Reproduce the material below line by line, beginning with its first line and ending with the line that contains "y = np.array(absorption)"; leave out pictures.

SUPPLIED RECORDS:
########################################

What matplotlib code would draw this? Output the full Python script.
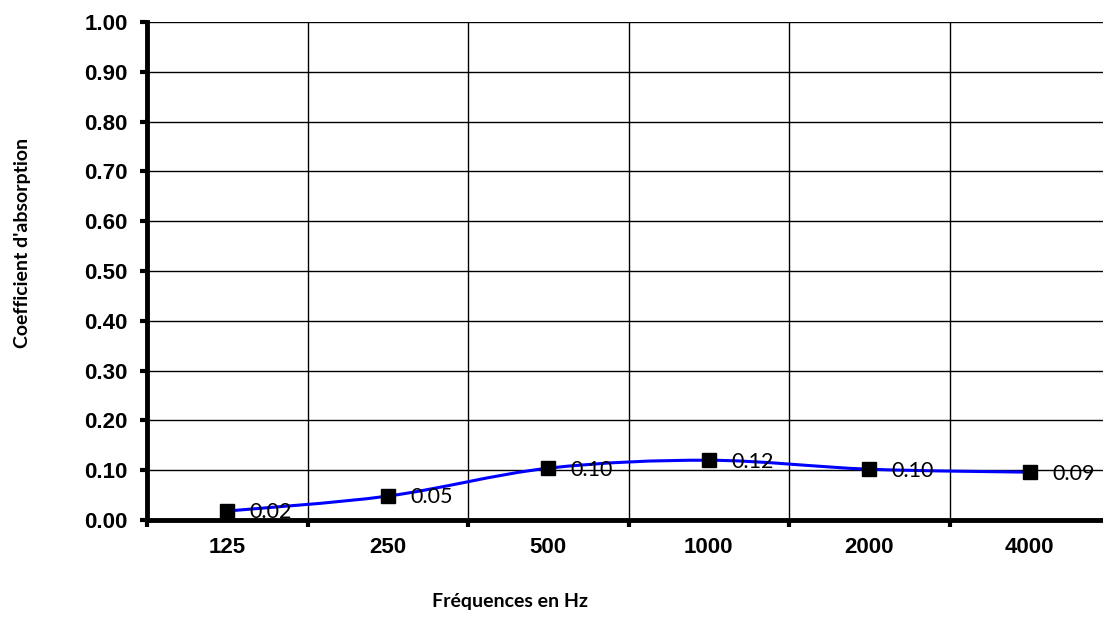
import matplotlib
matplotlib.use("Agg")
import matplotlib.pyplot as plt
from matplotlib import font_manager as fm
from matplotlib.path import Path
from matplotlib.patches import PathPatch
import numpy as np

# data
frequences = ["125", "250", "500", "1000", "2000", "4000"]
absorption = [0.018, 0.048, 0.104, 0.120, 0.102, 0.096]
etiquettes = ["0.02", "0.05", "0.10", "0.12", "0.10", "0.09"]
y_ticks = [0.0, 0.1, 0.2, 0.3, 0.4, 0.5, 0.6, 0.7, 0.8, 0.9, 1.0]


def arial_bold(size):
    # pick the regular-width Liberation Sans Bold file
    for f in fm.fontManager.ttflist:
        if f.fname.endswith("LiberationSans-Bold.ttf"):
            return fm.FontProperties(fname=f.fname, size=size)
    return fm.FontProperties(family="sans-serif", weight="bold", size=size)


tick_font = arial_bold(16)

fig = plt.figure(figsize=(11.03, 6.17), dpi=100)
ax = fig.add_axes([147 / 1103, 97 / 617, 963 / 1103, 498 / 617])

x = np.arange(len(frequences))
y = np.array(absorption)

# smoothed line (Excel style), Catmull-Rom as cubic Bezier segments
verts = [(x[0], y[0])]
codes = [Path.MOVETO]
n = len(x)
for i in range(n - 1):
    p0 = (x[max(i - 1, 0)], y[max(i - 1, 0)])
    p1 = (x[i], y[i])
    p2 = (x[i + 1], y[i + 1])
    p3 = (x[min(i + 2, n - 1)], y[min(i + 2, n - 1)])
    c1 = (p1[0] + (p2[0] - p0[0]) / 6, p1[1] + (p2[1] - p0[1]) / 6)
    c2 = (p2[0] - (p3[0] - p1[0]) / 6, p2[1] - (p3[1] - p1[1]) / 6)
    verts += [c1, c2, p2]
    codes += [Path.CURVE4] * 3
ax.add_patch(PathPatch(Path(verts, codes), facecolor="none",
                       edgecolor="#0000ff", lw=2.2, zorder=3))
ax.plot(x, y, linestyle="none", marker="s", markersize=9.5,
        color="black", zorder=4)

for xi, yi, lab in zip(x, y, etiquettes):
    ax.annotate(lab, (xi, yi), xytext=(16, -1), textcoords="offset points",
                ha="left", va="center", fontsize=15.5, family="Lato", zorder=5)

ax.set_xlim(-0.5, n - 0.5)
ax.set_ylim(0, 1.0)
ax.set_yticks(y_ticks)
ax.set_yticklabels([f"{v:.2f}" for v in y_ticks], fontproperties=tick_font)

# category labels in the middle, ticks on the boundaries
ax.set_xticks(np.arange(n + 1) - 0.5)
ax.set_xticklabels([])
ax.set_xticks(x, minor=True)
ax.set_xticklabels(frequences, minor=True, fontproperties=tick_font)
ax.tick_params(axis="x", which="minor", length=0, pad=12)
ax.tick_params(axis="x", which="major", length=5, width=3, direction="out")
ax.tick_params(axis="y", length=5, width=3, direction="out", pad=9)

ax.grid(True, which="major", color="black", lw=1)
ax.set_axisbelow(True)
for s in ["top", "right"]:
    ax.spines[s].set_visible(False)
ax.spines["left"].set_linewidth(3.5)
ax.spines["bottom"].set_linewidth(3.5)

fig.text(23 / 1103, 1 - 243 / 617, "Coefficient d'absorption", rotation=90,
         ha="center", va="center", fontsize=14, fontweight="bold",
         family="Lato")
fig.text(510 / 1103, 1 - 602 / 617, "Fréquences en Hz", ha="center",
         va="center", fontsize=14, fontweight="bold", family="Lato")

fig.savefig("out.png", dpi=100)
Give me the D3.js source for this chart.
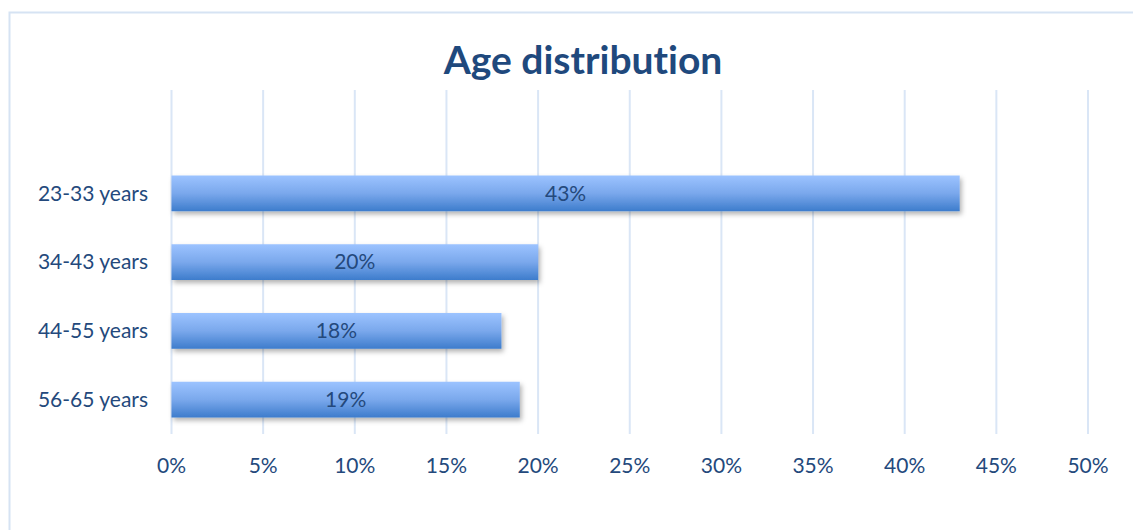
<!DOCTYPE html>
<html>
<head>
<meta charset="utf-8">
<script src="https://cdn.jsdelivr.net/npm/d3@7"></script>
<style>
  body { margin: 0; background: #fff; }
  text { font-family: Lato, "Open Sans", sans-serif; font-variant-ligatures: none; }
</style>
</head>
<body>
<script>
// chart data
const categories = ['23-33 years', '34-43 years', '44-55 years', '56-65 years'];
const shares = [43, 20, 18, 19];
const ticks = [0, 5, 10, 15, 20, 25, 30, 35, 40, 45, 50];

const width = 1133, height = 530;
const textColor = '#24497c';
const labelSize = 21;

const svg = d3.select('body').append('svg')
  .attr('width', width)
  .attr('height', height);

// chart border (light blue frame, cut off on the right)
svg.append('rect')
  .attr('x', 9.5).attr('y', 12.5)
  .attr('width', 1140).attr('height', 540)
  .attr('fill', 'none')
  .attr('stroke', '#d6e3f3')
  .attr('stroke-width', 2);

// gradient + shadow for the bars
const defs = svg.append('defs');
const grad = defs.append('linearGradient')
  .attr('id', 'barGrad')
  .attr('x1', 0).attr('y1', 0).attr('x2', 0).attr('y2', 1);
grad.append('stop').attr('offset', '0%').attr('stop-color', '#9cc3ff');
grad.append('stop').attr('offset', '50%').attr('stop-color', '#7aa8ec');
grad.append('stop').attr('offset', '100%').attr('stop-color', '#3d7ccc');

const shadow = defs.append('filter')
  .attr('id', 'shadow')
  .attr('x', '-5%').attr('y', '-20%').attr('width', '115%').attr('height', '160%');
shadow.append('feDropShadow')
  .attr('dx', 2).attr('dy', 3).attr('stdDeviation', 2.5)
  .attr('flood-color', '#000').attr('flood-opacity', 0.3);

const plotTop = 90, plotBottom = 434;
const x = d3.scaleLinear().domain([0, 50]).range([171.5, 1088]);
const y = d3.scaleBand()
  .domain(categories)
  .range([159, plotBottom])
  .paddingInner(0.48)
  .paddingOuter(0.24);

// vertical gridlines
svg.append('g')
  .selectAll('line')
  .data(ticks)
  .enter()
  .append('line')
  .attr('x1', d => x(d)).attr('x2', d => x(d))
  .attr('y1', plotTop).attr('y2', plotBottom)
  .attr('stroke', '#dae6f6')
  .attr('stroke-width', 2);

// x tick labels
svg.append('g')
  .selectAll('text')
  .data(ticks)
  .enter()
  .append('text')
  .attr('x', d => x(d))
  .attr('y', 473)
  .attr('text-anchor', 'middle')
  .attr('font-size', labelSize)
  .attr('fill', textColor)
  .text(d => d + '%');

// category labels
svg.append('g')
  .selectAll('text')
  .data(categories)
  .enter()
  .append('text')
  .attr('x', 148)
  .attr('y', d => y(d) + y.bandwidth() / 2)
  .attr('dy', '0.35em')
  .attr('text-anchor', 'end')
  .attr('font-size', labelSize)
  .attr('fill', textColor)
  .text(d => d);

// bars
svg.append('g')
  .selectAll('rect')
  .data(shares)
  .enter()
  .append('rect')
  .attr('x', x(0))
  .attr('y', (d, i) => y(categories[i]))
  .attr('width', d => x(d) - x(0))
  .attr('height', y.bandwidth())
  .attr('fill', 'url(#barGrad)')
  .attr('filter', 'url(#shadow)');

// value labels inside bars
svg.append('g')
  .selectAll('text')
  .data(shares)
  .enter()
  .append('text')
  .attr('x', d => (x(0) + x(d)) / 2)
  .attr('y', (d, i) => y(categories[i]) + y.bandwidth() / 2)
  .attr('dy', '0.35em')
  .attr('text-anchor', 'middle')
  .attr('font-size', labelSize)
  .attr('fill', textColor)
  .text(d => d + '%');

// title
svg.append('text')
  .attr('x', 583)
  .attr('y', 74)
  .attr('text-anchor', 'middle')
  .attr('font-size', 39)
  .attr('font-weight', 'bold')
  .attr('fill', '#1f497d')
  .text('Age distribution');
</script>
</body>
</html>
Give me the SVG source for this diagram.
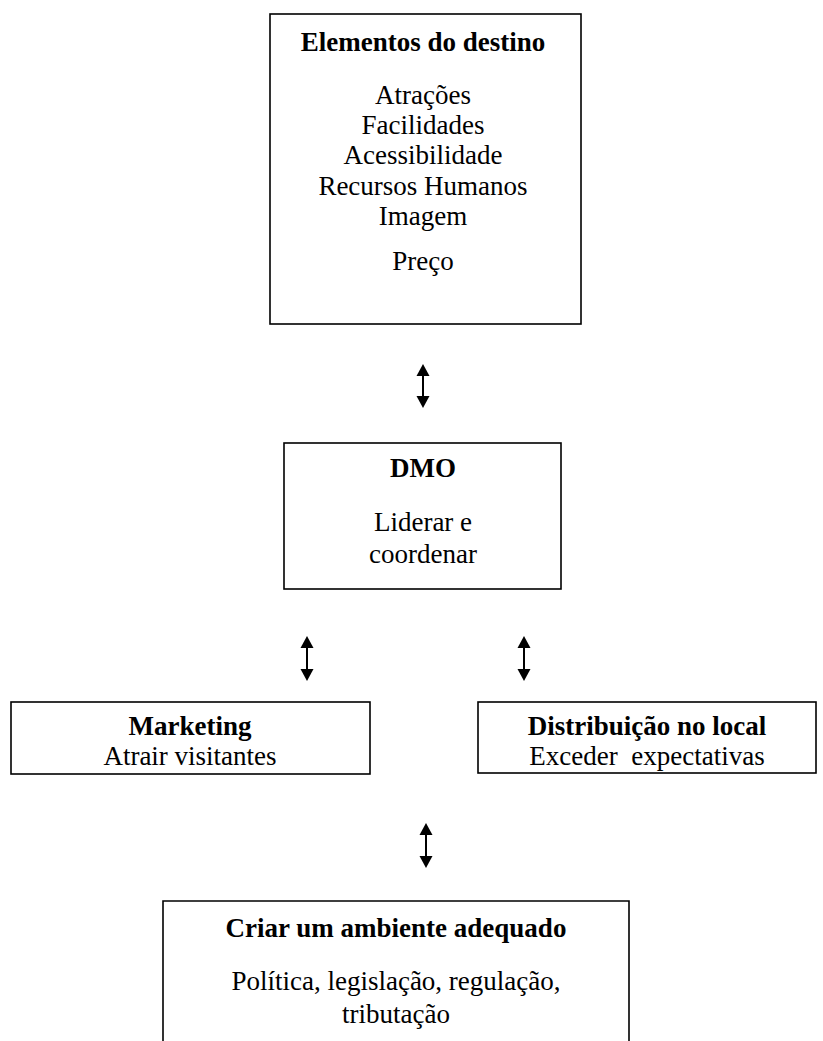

########################################

EXERCISE SOLUTION:
What matplotlib code would draw this? Output the full Python script.
import matplotlib
matplotlib.use("Agg")
import matplotlib.pyplot as plt
from matplotlib import font_manager as fm
from matplotlib.path import Path
from matplotlib.patches import PathPatch
import numpy as np

# data
frequences = ["125", "250", "500", "1000", "2000", "4000"]
absorption = [0.018, 0.048, 0.104, 0.120, 0.102, 0.096]
etiquettes = ["0.02", "0.05", "0.10", "0.12", "0.10", "0.09"]
y_ticks = [0.0, 0.1, 0.2, 0.3, 0.4, 0.5, 0.6, 0.7, 0.8, 0.9, 1.0]


def arial_bold(size):
    # pick the regular-width Liberation Sans Bold file
    for f in fm.fontManager.ttflist:
        if f.fname.endswith("LiberationSans-Bold.ttf"):
            return fm.FontProperties(fname=f.fname, size=size)
    return fm.FontProperties(family="sans-serif", weight="bold", size=size)


tick_font = arial_bold(16)

fig = plt.figure(figsize=(11.03, 6.17), dpi=100)
ax = fig.add_axes([147 / 1103, 97 / 617, 963 / 1103, 498 / 617])

x = np.arange(len(frequences))
y = np.array(absorption)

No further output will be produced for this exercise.